→ INSTRUCTION
Repeat the data verbatim.
───── EXTRACTED ENTRIES ─────
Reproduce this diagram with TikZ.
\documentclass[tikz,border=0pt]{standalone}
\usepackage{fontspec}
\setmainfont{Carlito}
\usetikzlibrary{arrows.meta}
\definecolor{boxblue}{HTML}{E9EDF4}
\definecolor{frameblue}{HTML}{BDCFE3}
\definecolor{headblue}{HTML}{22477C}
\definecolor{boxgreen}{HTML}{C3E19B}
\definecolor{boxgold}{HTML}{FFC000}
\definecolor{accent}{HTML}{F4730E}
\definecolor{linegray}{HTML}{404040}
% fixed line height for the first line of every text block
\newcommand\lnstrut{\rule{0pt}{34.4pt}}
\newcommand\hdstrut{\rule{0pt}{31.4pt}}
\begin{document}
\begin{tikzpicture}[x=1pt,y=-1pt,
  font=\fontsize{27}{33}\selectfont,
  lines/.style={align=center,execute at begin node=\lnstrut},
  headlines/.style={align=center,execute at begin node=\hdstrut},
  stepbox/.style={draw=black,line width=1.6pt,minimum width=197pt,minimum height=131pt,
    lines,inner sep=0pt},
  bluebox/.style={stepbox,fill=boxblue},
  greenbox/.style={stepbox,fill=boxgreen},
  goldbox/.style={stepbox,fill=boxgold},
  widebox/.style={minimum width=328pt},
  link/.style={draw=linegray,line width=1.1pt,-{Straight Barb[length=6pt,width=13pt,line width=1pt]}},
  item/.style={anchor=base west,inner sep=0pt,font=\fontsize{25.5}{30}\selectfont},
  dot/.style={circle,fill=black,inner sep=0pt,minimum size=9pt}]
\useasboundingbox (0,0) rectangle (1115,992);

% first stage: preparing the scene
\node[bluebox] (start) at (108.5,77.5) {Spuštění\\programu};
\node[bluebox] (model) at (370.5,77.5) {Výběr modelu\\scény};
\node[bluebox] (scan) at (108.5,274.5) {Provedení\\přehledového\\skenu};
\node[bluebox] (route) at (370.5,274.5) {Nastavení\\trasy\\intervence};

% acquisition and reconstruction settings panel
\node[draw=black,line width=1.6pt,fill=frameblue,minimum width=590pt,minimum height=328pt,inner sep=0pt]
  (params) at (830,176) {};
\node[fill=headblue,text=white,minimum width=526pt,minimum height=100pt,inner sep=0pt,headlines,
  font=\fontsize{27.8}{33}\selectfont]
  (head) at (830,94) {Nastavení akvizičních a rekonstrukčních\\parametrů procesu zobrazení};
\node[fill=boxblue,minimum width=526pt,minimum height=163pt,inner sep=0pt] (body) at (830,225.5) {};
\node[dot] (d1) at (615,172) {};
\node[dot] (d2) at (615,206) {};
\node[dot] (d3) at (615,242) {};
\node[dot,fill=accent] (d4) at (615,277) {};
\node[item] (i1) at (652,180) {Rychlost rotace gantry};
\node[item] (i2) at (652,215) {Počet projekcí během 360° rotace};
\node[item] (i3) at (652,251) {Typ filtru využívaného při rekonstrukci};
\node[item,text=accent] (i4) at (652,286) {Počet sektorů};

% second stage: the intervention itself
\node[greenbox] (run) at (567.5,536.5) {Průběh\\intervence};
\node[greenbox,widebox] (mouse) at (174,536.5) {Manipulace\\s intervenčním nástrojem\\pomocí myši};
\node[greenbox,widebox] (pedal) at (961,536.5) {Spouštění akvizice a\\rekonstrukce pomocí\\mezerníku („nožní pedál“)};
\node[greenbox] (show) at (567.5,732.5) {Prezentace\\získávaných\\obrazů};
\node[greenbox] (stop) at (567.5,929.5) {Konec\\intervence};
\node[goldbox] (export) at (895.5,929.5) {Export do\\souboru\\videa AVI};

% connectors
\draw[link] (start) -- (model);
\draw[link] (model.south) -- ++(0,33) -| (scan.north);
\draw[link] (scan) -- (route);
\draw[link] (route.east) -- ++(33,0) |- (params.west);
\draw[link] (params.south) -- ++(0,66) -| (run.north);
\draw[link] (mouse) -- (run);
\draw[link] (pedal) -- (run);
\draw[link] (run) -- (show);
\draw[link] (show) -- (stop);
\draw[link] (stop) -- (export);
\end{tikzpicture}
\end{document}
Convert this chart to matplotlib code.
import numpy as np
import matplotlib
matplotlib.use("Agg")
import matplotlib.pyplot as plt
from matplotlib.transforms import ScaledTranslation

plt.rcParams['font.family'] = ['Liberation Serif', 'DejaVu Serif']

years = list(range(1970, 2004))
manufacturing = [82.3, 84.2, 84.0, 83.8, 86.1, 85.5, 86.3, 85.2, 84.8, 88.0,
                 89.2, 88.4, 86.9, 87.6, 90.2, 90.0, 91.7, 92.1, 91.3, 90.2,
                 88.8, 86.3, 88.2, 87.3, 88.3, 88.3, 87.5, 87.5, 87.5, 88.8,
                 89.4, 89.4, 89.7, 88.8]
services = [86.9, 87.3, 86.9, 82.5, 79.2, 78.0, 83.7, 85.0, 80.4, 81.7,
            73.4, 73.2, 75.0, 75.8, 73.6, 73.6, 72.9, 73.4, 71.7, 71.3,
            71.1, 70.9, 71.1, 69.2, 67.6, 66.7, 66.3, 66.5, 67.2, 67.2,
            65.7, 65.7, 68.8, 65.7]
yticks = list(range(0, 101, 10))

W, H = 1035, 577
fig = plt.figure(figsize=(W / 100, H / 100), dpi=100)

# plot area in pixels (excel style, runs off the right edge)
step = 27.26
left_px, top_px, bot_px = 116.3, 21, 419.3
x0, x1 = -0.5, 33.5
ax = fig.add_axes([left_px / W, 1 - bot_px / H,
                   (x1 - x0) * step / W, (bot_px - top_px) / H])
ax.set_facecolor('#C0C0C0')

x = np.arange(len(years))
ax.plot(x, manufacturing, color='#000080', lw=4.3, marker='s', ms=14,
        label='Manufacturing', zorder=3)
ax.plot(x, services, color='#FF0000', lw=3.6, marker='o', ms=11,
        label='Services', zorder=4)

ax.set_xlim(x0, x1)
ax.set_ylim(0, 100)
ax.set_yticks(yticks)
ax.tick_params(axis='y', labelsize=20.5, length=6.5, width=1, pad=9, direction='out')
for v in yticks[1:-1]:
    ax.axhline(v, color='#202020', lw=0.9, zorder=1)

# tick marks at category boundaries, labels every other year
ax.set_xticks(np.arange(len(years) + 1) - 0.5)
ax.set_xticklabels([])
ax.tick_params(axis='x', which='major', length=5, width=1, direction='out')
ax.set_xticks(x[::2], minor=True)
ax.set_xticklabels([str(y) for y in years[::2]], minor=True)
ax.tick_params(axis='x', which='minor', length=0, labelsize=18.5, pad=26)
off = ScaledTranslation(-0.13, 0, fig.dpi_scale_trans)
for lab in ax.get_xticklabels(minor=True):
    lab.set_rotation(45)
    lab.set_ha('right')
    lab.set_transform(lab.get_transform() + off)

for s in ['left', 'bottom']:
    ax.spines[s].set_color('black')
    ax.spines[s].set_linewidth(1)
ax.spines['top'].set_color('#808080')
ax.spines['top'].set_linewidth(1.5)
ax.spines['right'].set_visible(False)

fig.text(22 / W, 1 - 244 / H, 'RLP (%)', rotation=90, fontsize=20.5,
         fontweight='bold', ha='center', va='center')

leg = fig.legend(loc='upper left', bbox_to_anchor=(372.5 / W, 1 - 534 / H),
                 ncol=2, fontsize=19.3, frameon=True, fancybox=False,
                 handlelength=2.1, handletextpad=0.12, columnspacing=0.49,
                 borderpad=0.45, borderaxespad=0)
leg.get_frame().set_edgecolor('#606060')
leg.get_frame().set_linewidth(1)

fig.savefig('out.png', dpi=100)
─────
→ FINISHED TASK
Reproduce this diagram with TikZ.
\documentclass[tikz,border=0pt]{standalone}
\usepackage{fontspec}
\setmainfont{Carlito}
\usetikzlibrary{arrows.meta}
\definecolor{boxblue}{HTML}{E9EDF4}
\definecolor{frameblue}{HTML}{BDCFE3}
\definecolor{headblue}{HTML}{22477C}
\definecolor{boxgreen}{HTML}{C3E19B}
\definecolor{boxgold}{HTML}{FFC000}
\definecolor{accent}{HTML}{F4730E}
\definecolor{linegray}{HTML}{404040}
% fixed line height for the first line of every text block
\newcommand\lnstrut{\rule{0pt}{34.4pt}}
\newcommand\hdstrut{\rule{0pt}{31.4pt}}
\begin{document}
\begin{tikzpicture}[x=1pt,y=-1pt,
  font=\fontsize{27}{33}\selectfont,
  lines/.style={align=center,execute at begin node=\lnstrut},
  headlines/.style={align=center,execute at begin node=\hdstrut},
  stepbox/.style={draw=black,line width=1.6pt,minimum width=197pt,minimum height=131pt,
    lines,inner sep=0pt},
  bluebox/.style={stepbox,fill=boxblue},
  greenbox/.style={stepbox,fill=boxgreen},
  goldbox/.style={stepbox,fill=boxgold},
  widebox/.style={minimum width=328pt},
  link/.style={draw=linegray,line width=1.1pt,-{Straight Barb[length=6pt,width=13pt,line width=1pt]}},
  item/.style={anchor=base west,inner sep=0pt,font=\fontsize{25.5}{30}\selectfont},
  dot/.style={circle,fill=black,inner sep=0pt,minimum size=9pt}]
\useasboundingbox (0,0) rectangle (1115,992);

% first stage: preparing the scene
\node[bluebox] (start) at (108.5,77.5) {Spuštění\\programu};
\node[bluebox] (model) at (370.5,77.5) {Výběr modelu\\scény};
\node[bluebox] (scan) at (108.5,274.5) {Provedení\\přehledového\\skenu};
\node[bluebox] (route) at (370.5,274.5) {Nastavení\\trasy\\intervence};

% acquisition and reconstruction settings panel
\node[draw=black,line width=1.6pt,fill=frameblue,minimum width=590pt,minimum height=328pt,inner sep=0pt]
  (params) at (830,176) {};
\node[fill=headblue,text=white,minimum width=526pt,minimum height=100pt,inner sep=0pt,headlines,
  font=\fontsize{27.8}{33}\selectfont]
  (head) at (830,94) {Nastavení akvizičních a rekonstrukčních\\parametrů procesu zobrazení};
\node[fill=boxblue,minimum width=526pt,minimum height=163pt,inner sep=0pt] (body) at (830,225.5) {};
\node[dot] (d1) at (615,172) {};
\node[dot] (d2) at (615,206) {};
\node[dot] (d3) at (615,242) {};
\node[dot,fill=accent] (d4) at (615,277) {};
\node[item] (i1) at (652,180) {Rychlost rotace gantry};
\node[item] (i2) at (652,215) {Počet projekcí během 360° rotace};
\node[item] (i3) at (652,251) {Typ filtru využívaného při rekonstrukci};
\node[item,text=accent] (i4) at (652,286) {Počet sektorů};

% second stage: the intervention itself
\node[greenbox] (run) at (567.5,536.5) {Průběh\\intervence};
\node[greenbox,widebox] (mouse) at (174,536.5) {Manipulace\\s intervenčním nástrojem\\pomocí myši};
\node[greenbox,widebox] (pedal) at (961,536.5) {Spouštění akvizice a\\rekonstrukce pomocí\\mezerníku („nožní pedál“)};
\node[greenbox] (show) at (567.5,732.5) {Prezentace\\získávaných\\obrazů};
\node[greenbox] (stop) at (567.5,929.5) {Konec\\intervence};
\node[goldbox] (export) at (895.5,929.5) {Export do\\souboru\\videa AVI};

% connectors
\draw[link] (start) -- (model);
\draw[link] (model.south) -- ++(0,33) -| (scan.north);
\draw[link] (scan) -- (route);
\draw[link] (route.east) -- ++(33,0) |- (params.west);
\draw[link] (params.south) -- ++(0,66) -| (run.north);
\draw[link] (mouse) -- (run);
\draw[link] (pedal) -- (run);
\draw[link] (run) -- (show);
\draw[link] (show) -- (stop);
\draw[link] (stop) -- (export);
\end{tikzpicture}
\end{document}
Convert this chart to matplotlib code.
import numpy as np
import matplotlib
matplotlib.use("Agg")
import matplotlib.pyplot as plt
from matplotlib.transforms import ScaledTranslation

plt.rcParams['font.family'] = ['Liberation Serif', 'DejaVu Serif']

years = list(range(1970, 2004))
manufacturing = [82.3, 84.2, 84.0, 83.8, 86.1, 85.5, 86.3, 85.2, 84.8, 88.0,
                 89.2, 88.4, 86.9, 87.6, 90.2, 90.0, 91.7, 92.1, 91.3, 90.2,
                 88.8, 86.3, 88.2, 87.3, 88.3, 88.3, 87.5, 87.5, 87.5, 88.8,
                 89.4, 89.4, 89.7, 88.8]
services = [86.9, 87.3, 86.9, 82.5, 79.2, 78.0, 83.7, 85.0, 80.4, 81.7,
            73.4, 73.2, 75.0, 75.8, 73.6, 73.6, 72.9, 73.4, 71.7, 71.3,
            71.1, 70.9, 71.1, 69.2, 67.6, 66.7, 66.3, 66.5, 67.2, 67.2,
            65.7, 65.7, 68.8, 65.7]
yticks = list(range(0, 101, 10))

W, H = 1035, 577
fig = plt.figure(figsize=(W / 100, H / 100), dpi=100)

# plot area in pixels (excel style, runs off the right edge)
step = 27.26
left_px, top_px, bot_px = 116.3, 21, 419.3
x0, x1 = -0.5, 33.5
ax = fig.add_axes([left_px / W, 1 - bot_px / H,
                   (x1 - x0) * step / W, (bot_px - top_px) / H])
ax.set_facecolor('#C0C0C0')

x = np.arange(len(years))
ax.plot(x, manufacturing, color='#000080', lw=4.3, marker='s', ms=14,
        label='Manufacturing', zorder=3)
ax.plot(x, services, color='#FF0000', lw=3.6, marker='o', ms=11,
        label='Services', zorder=4)

ax.set_xlim(x0, x1)
ax.set_ylim(0, 100)
ax.set_yticks(yticks)
ax.tick_params(axis='y', labelsize=20.5, length=6.5, width=1, pad=9, direction='out')
for v in yticks[1:-1]:
    ax.axhline(v, color='#202020', lw=0.9, zorder=1)

# tick marks at category boundaries, labels every other year
ax.set_xticks(np.arange(len(years) + 1) - 0.5)
ax.set_xticklabels([])
ax.tick_params(axis='x', which='major', length=5, width=1, direction='out')
ax.set_xticks(x[::2], minor=True)
ax.set_xticklabels([str(y) for y in years[::2]], minor=True)
ax.tick_params(axis='x', which='minor', length=0, labelsize=18.5, pad=26)
off = ScaledTranslation(-0.13, 0, fig.dpi_scale_trans)
for lab in ax.get_xticklabels(minor=True):
    lab.set_rotation(45)
    lab.set_ha('right')
    lab.set_transform(lab.get_transform() + off)

for s in ['left', 'bottom']:
    ax.spines[s].set_color('black')
    ax.spines[s].set_linewidth(1)
ax.spines['top'].set_color('#808080')
ax.spines['top'].set_linewidth(1.5)
ax.spines['right'].set_visible(False)

fig.text(22 / W, 1 - 244 / H, 'RLP (%)', rotation=90, fontsize=20.5,
         fontweight='bold', ha='center', va='center')

leg = fig.legend(loc='upper left', bbox_to_anchor=(372.5 / W, 1 - 534 / H),
                 ncol=2, fontsize=19.3, frameon=True, fancybox=False,
                 handlelength=2.1, handletextpad=0.12, columnspacing=0.49,
                 borderpad=0.45, borderaxespad=0)
leg.get_frame().set_edgecolor('#606060')
leg.get_frame().set_linewidth(1)

fig.savefig('out.png', dpi=100)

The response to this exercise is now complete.